В это время А. Белый особенно сблизился с восходящей звездой русской (а в будущем – и мировой) философии Н. А. Бердяевым, недавно переехавшим из Петербурга в Москву. Они испытывали явную симпатию друг к другу, стремились к неформальному общению и обсуждению интересующих обоих одних и тех же теоретических и метафизических проблем, к удовольствию обоих находя в их решении общие точки соприкосновения.

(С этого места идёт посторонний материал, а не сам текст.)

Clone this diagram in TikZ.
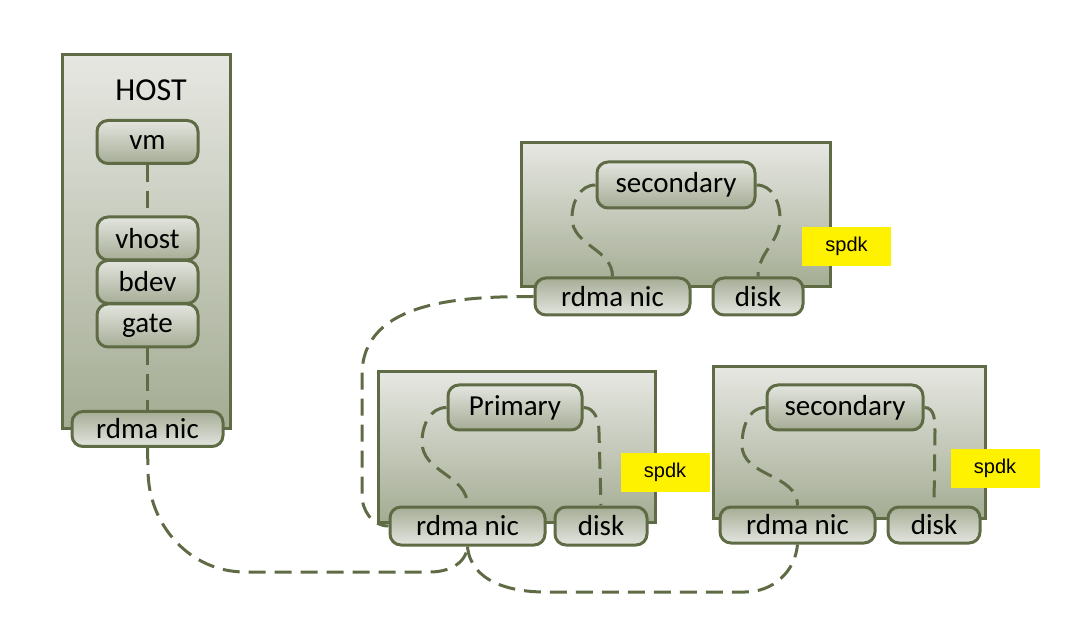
\documentclass[tikz,border=0pt]{standalone}
\usepackage{fontspec}
\setmainfont{Carlito}
\newfontfamily\spdkfont{Liberation Sans}
\definecolor{olv}{HTML}{5F6B45}
\definecolor{boxtop}{HTML}{E6E7E2}
\definecolor{boxbot}{HTML}{A4AC93}
\definecolor{modlight}{HTML}{E3E5DF}
\definecolor{moddark}{HTML}{A6AD96}
\begin{document}
\begin{tikzpicture}[x=1pt,y=-1pt,
  bigbox/.style={draw=olv, line width=3pt, top color=boxtop, bottom color=boxbot, minimum width=#1},
  modbox/.style={draw=olv, line width=3pt, rounded corners=11pt, top color=modlight, bottom color=moddark, font=\fontsize{29}{30}\selectfont, inner sep=0pt},
  portbox/.style={draw=olv, line width=3pt, rounded corners=11pt, top color=moddark, bottom color=modlight, font=\fontsize{29}{30}\selectfont, inner sep=0pt},
  spdkbox/.style={fill=yellow, font=\spdkfont\fontsize{20}{22}\selectfont, minimum width=89pt, minimum height=39pt, inner sep=0pt},
  link/.style={draw=olv, line width=3pt, dash pattern=on 17pt off 9pt}]
\useasboundingbox (0,0) rectangle (1080,644);
% containers
\node[bigbox=168pt, minimum height=374pt] (hostbox) at (146,242) {};
\node[bigbox=309pt, minimum height=144pt] (topbox) at (675.5,215) {};
\node[bigbox=277pt, minimum height=150pt] (primbox) at (516.5,447) {};
\node[bigbox=272pt, minimum height=151pt] (rightbox) at (849,442.5) {};
% HOST content
\node[font=\fontsize{32}{34}\selectfont] (hosttitle) at (151,90) {HOST};
\node[modbox, minimum width=101pt, minimum height=43pt] (vm) at (147.5,142) {vm};
\node[modbox, minimum width=101pt, minimum height=43pt] (vhost) at (147.5,238.5) {vhost};
\node[modbox, minimum width=101pt, minimum height=43pt] (bdev) at (147.5,282) {bdev};
\node[modbox, minimum width=101pt, minimum height=43pt] (gate) at (147.5,325.5) {gate};
\node[portbox, minimum width=151pt, minimum height=35pt] (hnic) at (147.5,429) {rdma nic};
% top secondary
\node[modbox, minimum width=158pt, minimum height=46pt] (tsec) at (676,185) {secondary};
\node[portbox, minimum width=155pt, minimum height=37pt] (tnic) at (612.5,296.5) {rdma nic};
\node[portbox, minimum width=90pt, minimum height=37pt] (tdisk) at (758,296.5) {disk};
\node[spdkbox] (tspdk) at (846.5,246.5) {spdk};
% primary
\node[modbox, minimum width=134pt, minimum height=45pt] (psec) at (515,407.5) {Primary};
\node[portbox, minimum width=155pt, minimum height=38pt] (pnic) at (467.5,526) {rdma nic};
\node[portbox, minimum width=92pt, minimum height=38pt] (pdisk) at (601,526) {disk};
\node[spdkbox] (pspdk) at (665,472.5) {spdk};
% right secondary
\node[modbox, minimum width=156pt, minimum height=45pt] (rsec) at (845,407.5) {secondary};
\node[portbox, minimum width=155pt, minimum height=36pt] (rnic) at (797.5,525) {rdma nic};
\node[portbox, minimum width=92pt, minimum height=36pt] (rdisk) at (934,525) {disk};
\node[spdkbox] (rspdk) at (995,468.5) {spdk};
% HOST internal links
\draw[link] (vm.south) -- (vhost.north);
\draw[link] (gate.south) -- (hnic.north);
% internal curves
\draw[link] (tsec.west) to[out=180,in=90] (572,218) to[out=-90,in=90] (tnic.north);
\draw[link] (tsec.east) to[out=0,in=90] (780,218) to[out=-90,in=90] (tdisk.north);
\draw[link] (psec.west) to[out=180,in=90] (422,442) to[out=-90,in=90] (pnic.north);
\draw[link] (psec.east) to[out=0,in=90] (599,432) -- (pdisk.north);
\draw[link] (rsec.west) to[out=180,in=90] (742,445) to[out=-90,in=90] (rnic.north);
\draw[link] (rsec.east) to[out=0,in=90] (935,432) -- (rdisk.north);
% long links
\draw[link] (hnic.south) -- (148,470) to[out=-90,in=180] (245,572) -- (430,572) to[out=0,in=-95] (pnic.south);
\draw[link] (pnic.south) to[out=-85,in=180] (545,592) -- (745,592) to[out=0,in=-95] (rnic.south);
\draw[link] (tnic.west) to[out=180,in=90] (362,375) -- (362,495) to[out=-90,in=180] (pnic.west);
\end{tikzpicture}
\end{document}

«Приблизительно в то же время, – пишет Белый в своих мемуарах, – в мир мысли моей входит Н. А. Бердяев; воистину: личность Бердяева, воспринимающая трепет эпохи и понимающая психологию символистов, весьма говорила мне; оригинальный мыслитель, прошедший и школу социологической мысли, и школу Канта, мне импонировал в нем и большой человек, преисполненный рыцарства; импонировал – независимый человек, не склонившийся ни к ортодоксии, ни к Мережковскому; вместе с тем: поражал в нем живой человек; я не помню, когда начались забегания (так!) к Н. А. Бердяеву, жившему где-то вблизи Мясницкой, – но помню: потягивало все сильнее к нему; обстановка квартиры его располагала к кипению мысли, располагала к уюту беседы, непринужденной и искристой; сам Бердяев за чайным столом становился мне близок; мне нравилась в нем прямота, откровенность позиции мысли (не соглашался я в частностях с ним); и мне нравилась добрая улыбка „из-под догматизма“ сентенций, и грустный всегда взгляд сверкающих глаз, ассирийская голова; так симпатия к Н. А. Бердяеву в годах жизни естественно выросла в чувство любви, уважения, дружбы».
Белый пишет о «многострунной личности Бердяева, взявшего в себя трепет эпохи и все чаянья света, трагически потрясенного кризисом жизни, культуры, сознанья, веры…». Все это о «блестящем русском мыслителе» было сказано еще до того, как он (уже в эмиграции) приобрел всеевропейскую известность и авторитет. Мемуарист Белый продолжает: «Высокий, высоколобый и прямоносый, чернявый, с красивыми раскиданными кудрями почти что до плеч, с очень черной бородкою, обрамляющей щеки; румянец на них спорил с матовой бледностью; кто он? Стариннейший ассириец иль витязь российский из южных уделов, Ассаргадон, сокрушавший престолы царей, иль какой-нибудь там Святослав, князь Черниговский или Волынский, сразившийся храбро с батыевым игом и смерть восприявший за веру в Орде? <… >
Я мысленно поворачиваюся к Н. А.; он – встает передо мной: летом, ранней весной и позднею осенью, быстро и прямо идущим в своем светло-сером пальто, в шляпе светло-кофейного цвета (с полями), в таких же перчатках и с палкою, пересекающим непременно Арбат по направленью к Сивцеву Вражку, и где-то его ожидает (может быть, в том доме, где жил прежде Герцен и где суждено ему было впоследствии переживать революцию), – где-то его ожидает компания модных писателей, публицистов, поэтов, и барынь, затронутых очень исканием новых путей; там проявится мягкая, легкая стать, располагающая к философу, произведенья которого часто пропитаны ядом отчетливо… нетерпеливых сентенций, почти дидактических.